Through the methane hydration experiment in a spraying reactor and analysis of the result received, the following conclusions were drawn:

  1. Liquid spraying hydration experiment with higher pressure and lower temperature enhanced the mass transfer and heat transfer, increasing the hydration rate and reducing the pressure of the gas phase.

  2. Additives had an obvious effect on enhancing spraying hydration. When ethanol was used as an additive, a hydration rate reached up to 0.46 Vg VH−1 min−1, which was about 10 times higher than that sodium dodecyl sulfate as an additive. Compared with the semi‐continuous stirring tank reactor, advantages of methane hydration were that the higher rate of hydration could have been obtained at lower gas phase pressure.

  3. Hydrate slurry throughput of the spraying hydration reactor was found to be 13.09 kg d−1, and the product contained 0.66% methane gas. Energy consumption was 0.41 kJ when methane hydrates containing 1 kJ heat were produced.

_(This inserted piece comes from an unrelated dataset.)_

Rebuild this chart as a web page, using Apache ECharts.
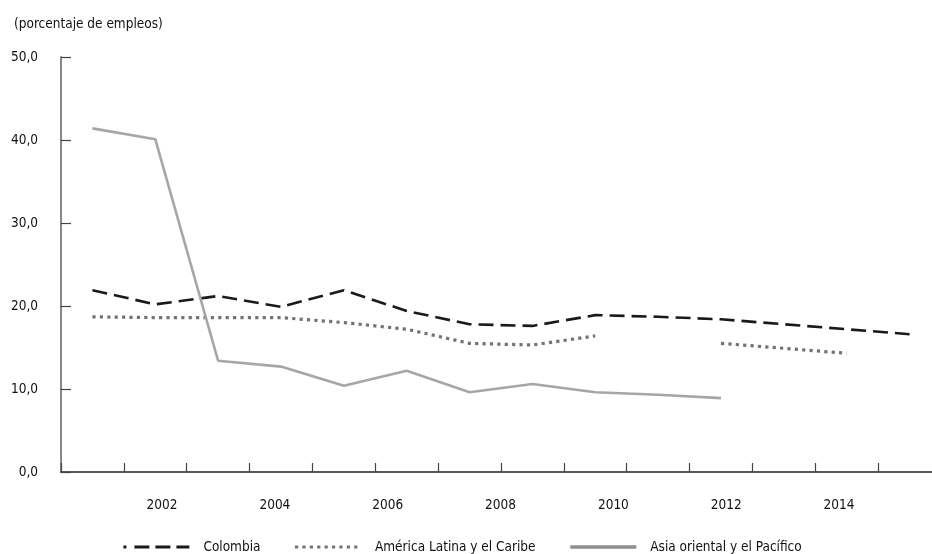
<!DOCTYPE html>
<html>
<head>
<meta charset="utf-8">
<script src="https://cdn.jsdelivr.net/npm/echarts@6/dist/echarts.min.js"></script>
<style>
html,body{margin:0;padding:0;background:#fff;overflow:hidden;}
#c{width:960px;height:554px;}
</style>
</head>
<body>
<div id="c"></div>
<script>
var years = ['2001','2002','2003','2004','2005','2006','2007','2008','2009','2010','2011','2012','2013','2014'];
var yearLabels = [2002, 2004, 2006, 2008, 2010, 2012, 2014];
var colombia = [21.9, 20.2, 21.2, 19.9, 21.9, 19.4, 17.8, 17.6, 18.9, 18.7, 18.4, 17.8, 17.2, 16.6];
var americaLatina = [18.7, 18.6, 18.6, 18.6, 18.0, 17.2, 15.5, 15.3, 16.4, null, 15.5, 14.9, 14.3, null];
var asiaPacifico = [41.4, 40.1, 13.4, 12.7, 10.4, 12.2, 9.6, 10.6, 9.6, 9.3, 8.9, null, null, null];
var yTicks = [0, 10, 20, 30, 40, 50];

var FONT = "'Liberation Sans Narrow', 'DejaVu Sans Condensed', sans-serif";
var FS = 13.5;
var TXT = '#111';
var chart = echarts.init(document.getElementById('c'));
chart.setOption({
  animation: false,
  backgroundColor: '#fff',
  textStyle: {fontFamily: FONT},
  title: {
    text: '(porcentaje de empleos)',
    left: 9, top: 12,
    textStyle: {fontFamily: FONT, fontSize: FS, fontWeight: 'normal', color: TXT}
  },
  legend: {
    left: 117, top: 535,
    itemWidth: 66, itemHeight: 8, itemGap: 33,
    itemStyle: {opacity: 0},
    textStyle: {fontFamily: FONT, fontSize: FS, color: TXT, padding: [0, 0, 0, 9]},
    data: [
      {name: 'Colombia', lineStyle: {type: [3, 8, 15, 6, 15, 6, 15, 200], width: 2.8}},
      {name: 'América Latina y el Caribe', lineStyle: {width: 3}},
      {name: 'Asia oriental y el Pacífico', lineStyle: {width: 3.6, color: '#8f8f8f'}}
    ]
  },
  grid: [
    {left: 61, top: 57, width: 880, height: 415, containLabel: false},
    {left: 49.2, top: 57, width: 902.7, height: 415, containLabel: false}
  ],
  xAxis: [
    {
      type: 'category', data: years, boundaryGap: true, gridIndex: 0,
      axisLine: {lineStyle: {color: '#222', width: 1.5}},
      axisTick: {show: true, inside: true, length: 9, interval: 0, lineStyle: {color: '#444', width: 1.2}},
      axisLabel: {show: false},
      splitLine: {show: false}
    },
    {
      type: 'value', gridIndex: 1, min: 2000, max: 2016, interval: 2,
      axisLine: {show: false}, axisTick: {show: false}, splitLine: {show: false},
      axisLabel: {
        show: true, margin: 26, showMinLabel: false, showMaxLabel: false,
        fontFamily: FONT, fontSize: FS, color: TXT,
        formatter: function (v) { return yearLabels.indexOf(v) >= 0 ? String(v) : ''; }
      }
    }
  ],
  yAxis: [
    {
      type: 'value', gridIndex: 0, min: 0, max: 50, interval: 10,
      axisLine: {show: true, lineStyle: {color: '#888', width: 2}},
      axisTick: {show: true, inside: true, length: 10, lineStyle: {color: '#444', width: 1.2}},
      splitLine: {show: false},
      axisLabel: {
        margin: 23, fontFamily: FONT, fontSize: FS, color: TXT,
        formatter: function (v) { return v.toFixed(1).replace('.', ','); }
      }
    },
    {
      type: 'value', gridIndex: 1, min: 0, max: 50, show: false
    }
  ],
  series: [
    {
      name: 'Colombia', type: 'line', data: colombia, xAxisIndex: 0, yAxisIndex: 0,
      symbol: 'none', color: '#1a1a1a',
      lineStyle: {color: '#1a1a1a', width: 2.6, type: [15, 7]}
    },
    {
      name: 'América Latina y el Caribe', type: 'line', data: americaLatina, xAxisIndex: 0, yAxisIndex: 0,
      symbol: 'none', color: '#737373', connectNulls: false,
      lineStyle: {color: '#737373', width: 3.2, type: [3.2, 4.2], cap: 'butt'}
    },
    {
      name: 'Asia oriental y el Pacífico', type: 'line', data: asiaPacifico, xAxisIndex: 0, yAxisIndex: 0,
      symbol: 'none', color: '#a6a6a6',
      lineStyle: {color: '#a6a6a6', width: 2.6}
    }
  ]
});
</script>
</body>
</html>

  4. Process evaluation parameters could have been used to evaluate the resource efficiency for utilization in economy when methane spraying hydration investigation was performed. The parameter analysis showed that the simplified process, the integrated process, or better management level could effectively reduce the resource consumption and could further improve the resource output level. Assume that the experimental natural gas directly came from natural gas field and the better management mode was adopted in a scaled up reactor, the energy consumption of the spraying hydration process was 0.245 kJ when methane hydrate slurry with 1 kJ heat was produced in this work. The derivative result only was equal to 40% of this experimental apparatus. If the natural gas was from natural gas and the better management mode was used, then the energy consumption was 0.245 kJ when methane hydrate slurry production with 1 kJ heat value, whose decrease was 40% compared to the experimental scale.

  5. The efficiency for capital utilization in economy was 0.41 in this work. Compared to data reported, the capital efficiency for utilization in economy still was at lower level. The spraying hydration process still had larger space to be improved.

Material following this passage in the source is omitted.